- _PROVIDED MATERIAL_
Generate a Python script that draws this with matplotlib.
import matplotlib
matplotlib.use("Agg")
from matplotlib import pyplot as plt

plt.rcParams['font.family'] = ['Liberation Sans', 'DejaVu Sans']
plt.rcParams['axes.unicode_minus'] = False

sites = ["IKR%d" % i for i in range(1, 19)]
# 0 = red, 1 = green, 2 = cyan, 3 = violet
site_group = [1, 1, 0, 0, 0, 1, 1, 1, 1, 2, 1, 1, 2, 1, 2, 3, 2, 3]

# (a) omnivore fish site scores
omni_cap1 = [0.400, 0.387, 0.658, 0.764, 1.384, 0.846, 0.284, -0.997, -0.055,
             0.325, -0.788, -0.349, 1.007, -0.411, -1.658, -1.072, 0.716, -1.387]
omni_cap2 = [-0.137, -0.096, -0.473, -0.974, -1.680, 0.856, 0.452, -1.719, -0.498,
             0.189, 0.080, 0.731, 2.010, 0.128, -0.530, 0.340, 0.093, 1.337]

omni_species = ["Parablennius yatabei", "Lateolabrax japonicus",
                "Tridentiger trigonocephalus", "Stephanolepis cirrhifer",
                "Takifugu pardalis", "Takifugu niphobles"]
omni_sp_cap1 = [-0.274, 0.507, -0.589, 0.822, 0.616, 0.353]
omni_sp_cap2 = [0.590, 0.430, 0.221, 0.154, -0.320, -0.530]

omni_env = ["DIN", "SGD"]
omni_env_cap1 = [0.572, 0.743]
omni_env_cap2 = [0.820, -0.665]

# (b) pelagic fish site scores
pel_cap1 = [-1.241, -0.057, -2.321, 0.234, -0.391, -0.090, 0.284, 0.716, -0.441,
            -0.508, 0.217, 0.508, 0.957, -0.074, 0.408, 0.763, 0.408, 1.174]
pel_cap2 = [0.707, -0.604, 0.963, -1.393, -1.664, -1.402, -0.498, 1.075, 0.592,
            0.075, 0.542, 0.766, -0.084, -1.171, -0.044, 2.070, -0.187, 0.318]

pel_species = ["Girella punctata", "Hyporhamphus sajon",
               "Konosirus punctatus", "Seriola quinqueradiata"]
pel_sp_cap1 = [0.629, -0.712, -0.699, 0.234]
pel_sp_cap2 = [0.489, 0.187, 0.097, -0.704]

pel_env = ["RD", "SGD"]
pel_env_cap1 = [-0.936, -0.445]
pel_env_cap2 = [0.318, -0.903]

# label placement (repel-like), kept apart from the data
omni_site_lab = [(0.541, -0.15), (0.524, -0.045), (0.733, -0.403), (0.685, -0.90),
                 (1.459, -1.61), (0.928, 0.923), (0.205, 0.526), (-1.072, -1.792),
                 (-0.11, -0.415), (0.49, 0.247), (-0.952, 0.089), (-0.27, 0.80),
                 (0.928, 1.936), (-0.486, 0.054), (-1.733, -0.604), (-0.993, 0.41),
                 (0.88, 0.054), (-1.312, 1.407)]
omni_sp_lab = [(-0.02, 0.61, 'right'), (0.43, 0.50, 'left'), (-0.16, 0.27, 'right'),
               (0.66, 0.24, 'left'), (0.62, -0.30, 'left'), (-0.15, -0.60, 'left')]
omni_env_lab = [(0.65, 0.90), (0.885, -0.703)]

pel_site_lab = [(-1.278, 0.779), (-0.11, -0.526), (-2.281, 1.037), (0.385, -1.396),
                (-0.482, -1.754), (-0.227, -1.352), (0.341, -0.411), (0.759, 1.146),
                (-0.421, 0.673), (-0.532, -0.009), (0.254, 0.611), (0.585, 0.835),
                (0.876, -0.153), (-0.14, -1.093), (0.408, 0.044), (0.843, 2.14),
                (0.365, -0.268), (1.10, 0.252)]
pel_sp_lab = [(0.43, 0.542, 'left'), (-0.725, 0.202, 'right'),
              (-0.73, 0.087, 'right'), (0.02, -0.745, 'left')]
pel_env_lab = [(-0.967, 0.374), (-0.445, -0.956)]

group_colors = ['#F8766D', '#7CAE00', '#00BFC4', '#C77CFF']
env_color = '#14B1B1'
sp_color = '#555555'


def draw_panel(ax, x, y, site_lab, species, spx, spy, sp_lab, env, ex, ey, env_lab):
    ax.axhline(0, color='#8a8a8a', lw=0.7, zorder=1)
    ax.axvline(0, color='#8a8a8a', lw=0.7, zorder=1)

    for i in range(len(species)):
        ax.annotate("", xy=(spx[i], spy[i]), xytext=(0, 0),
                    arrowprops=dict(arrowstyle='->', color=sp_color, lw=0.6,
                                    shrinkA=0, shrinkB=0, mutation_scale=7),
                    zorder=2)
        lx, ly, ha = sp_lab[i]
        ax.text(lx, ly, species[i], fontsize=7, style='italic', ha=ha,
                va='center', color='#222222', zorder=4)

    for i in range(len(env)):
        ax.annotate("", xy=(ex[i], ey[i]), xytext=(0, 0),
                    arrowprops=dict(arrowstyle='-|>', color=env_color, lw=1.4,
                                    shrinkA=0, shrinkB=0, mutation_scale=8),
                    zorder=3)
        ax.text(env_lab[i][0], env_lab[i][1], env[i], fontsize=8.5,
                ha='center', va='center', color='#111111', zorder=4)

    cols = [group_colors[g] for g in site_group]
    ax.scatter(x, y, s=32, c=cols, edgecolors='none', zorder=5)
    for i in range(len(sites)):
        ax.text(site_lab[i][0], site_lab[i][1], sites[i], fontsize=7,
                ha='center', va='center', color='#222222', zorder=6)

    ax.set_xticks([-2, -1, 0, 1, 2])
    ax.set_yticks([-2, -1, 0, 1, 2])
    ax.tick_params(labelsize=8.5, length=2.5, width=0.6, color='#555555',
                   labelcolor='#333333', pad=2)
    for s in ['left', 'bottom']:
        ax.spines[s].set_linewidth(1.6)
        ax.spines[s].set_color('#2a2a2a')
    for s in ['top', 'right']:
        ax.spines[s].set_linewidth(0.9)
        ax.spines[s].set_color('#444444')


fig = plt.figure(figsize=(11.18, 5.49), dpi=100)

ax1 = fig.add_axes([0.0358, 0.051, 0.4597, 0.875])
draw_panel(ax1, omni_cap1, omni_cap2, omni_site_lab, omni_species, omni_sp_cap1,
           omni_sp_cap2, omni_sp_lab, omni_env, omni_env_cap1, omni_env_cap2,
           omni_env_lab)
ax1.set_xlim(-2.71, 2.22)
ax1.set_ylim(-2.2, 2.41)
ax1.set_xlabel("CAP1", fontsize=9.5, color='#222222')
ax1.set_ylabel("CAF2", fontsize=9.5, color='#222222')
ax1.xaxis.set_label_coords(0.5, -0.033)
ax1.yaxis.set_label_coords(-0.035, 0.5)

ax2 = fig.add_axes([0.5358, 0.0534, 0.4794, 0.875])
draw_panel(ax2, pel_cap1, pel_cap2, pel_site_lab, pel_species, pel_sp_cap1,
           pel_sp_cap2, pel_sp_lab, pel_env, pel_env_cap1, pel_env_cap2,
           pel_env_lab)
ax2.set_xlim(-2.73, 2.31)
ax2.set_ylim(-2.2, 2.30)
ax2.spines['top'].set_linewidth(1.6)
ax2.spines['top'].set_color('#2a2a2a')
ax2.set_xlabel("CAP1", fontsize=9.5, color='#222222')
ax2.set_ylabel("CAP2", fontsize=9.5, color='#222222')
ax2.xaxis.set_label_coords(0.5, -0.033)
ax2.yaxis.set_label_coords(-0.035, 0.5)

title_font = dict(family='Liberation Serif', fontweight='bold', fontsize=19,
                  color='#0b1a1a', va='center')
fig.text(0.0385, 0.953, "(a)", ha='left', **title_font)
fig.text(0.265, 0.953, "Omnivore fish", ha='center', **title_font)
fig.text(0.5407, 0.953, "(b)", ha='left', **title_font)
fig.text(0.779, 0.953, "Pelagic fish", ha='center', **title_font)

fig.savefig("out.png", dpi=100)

--

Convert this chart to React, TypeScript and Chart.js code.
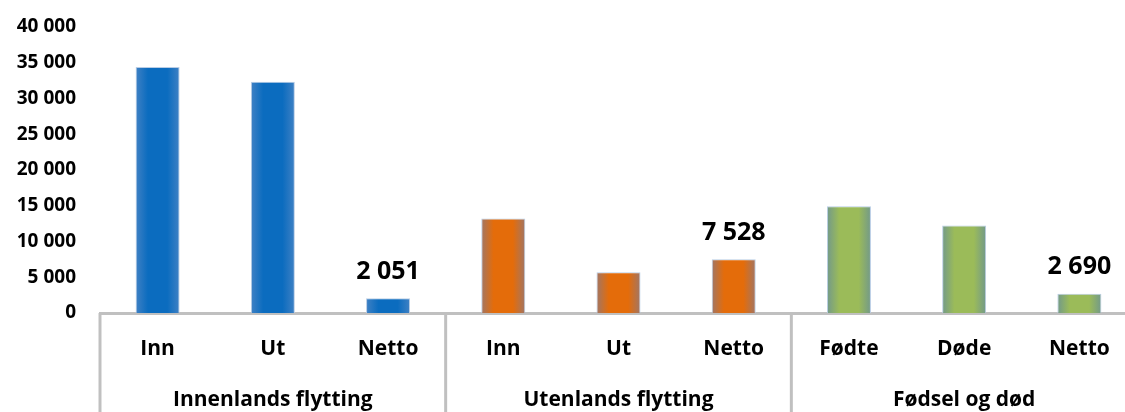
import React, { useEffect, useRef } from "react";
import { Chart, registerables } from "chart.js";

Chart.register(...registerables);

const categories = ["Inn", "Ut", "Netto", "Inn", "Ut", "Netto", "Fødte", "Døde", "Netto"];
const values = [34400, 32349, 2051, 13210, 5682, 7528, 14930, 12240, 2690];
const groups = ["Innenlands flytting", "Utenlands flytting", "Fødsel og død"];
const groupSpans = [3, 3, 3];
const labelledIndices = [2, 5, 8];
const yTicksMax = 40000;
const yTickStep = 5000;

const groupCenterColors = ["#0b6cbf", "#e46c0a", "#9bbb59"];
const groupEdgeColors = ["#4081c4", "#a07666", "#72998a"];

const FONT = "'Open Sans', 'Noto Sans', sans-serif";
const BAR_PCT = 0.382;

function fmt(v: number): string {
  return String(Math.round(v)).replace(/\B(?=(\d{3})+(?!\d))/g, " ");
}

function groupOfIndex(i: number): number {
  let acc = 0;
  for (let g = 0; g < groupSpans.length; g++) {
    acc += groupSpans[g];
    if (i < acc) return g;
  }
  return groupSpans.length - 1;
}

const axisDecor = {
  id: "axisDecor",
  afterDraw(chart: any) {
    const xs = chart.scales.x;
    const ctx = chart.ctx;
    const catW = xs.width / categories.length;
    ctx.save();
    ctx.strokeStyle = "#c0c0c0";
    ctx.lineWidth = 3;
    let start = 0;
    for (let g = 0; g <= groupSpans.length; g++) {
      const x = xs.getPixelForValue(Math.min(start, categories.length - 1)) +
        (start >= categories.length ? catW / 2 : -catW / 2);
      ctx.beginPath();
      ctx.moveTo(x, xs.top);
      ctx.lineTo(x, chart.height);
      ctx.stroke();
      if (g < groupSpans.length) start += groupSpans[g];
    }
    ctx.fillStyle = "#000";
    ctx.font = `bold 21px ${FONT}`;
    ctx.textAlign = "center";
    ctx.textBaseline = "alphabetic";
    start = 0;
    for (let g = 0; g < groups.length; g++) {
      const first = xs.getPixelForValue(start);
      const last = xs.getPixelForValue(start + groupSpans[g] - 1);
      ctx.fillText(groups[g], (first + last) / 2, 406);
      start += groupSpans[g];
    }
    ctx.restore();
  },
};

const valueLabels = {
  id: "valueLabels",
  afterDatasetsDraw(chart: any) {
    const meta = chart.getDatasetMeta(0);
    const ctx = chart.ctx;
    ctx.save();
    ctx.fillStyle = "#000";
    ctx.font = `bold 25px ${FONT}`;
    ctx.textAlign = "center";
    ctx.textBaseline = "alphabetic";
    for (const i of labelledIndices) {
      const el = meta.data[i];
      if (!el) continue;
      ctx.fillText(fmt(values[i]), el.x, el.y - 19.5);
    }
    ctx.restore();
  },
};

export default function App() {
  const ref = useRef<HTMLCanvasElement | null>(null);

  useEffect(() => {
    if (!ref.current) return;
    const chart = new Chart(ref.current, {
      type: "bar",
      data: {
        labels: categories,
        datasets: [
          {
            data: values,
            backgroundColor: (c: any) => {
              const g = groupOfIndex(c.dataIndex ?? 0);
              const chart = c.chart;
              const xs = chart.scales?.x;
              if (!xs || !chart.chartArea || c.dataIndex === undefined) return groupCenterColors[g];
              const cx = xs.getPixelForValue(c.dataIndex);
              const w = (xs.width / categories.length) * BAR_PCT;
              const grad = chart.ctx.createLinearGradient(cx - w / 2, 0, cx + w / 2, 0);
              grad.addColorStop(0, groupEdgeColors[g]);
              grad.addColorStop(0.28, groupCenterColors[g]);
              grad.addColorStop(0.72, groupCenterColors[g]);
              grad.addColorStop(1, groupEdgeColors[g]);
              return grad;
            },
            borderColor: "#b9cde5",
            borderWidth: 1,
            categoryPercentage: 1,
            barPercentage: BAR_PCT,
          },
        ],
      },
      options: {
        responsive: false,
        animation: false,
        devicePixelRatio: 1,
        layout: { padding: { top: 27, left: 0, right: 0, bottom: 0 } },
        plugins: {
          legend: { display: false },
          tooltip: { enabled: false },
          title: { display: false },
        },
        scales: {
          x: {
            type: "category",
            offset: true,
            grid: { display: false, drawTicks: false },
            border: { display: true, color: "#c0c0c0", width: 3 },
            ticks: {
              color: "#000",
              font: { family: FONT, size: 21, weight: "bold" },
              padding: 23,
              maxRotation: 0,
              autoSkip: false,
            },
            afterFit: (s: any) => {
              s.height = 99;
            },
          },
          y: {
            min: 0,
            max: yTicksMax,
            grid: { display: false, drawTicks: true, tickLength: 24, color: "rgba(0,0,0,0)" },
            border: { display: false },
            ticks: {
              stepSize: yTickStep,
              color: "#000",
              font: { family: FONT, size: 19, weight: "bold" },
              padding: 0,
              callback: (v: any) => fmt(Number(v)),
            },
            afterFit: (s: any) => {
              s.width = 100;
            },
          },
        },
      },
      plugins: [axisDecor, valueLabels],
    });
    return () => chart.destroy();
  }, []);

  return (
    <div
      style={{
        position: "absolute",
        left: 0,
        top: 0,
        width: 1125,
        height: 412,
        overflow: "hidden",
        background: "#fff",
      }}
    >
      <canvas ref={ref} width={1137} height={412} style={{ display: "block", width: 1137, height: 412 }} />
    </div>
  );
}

- _AIM_
Reproduce only the lines running from the one that has "Convert this chart" through the one that has "Chart.register(...registerables);", ends included. Any pictures in that stretch should not be copied.

- _OUTPUT FOR THIS EXERCISE_
Convert this chart to React, TypeScript and Chart.js code.
import React, { useEffect, useRef } from "react";
import { Chart, registerables } from "chart.js";

Chart.register(...registerables);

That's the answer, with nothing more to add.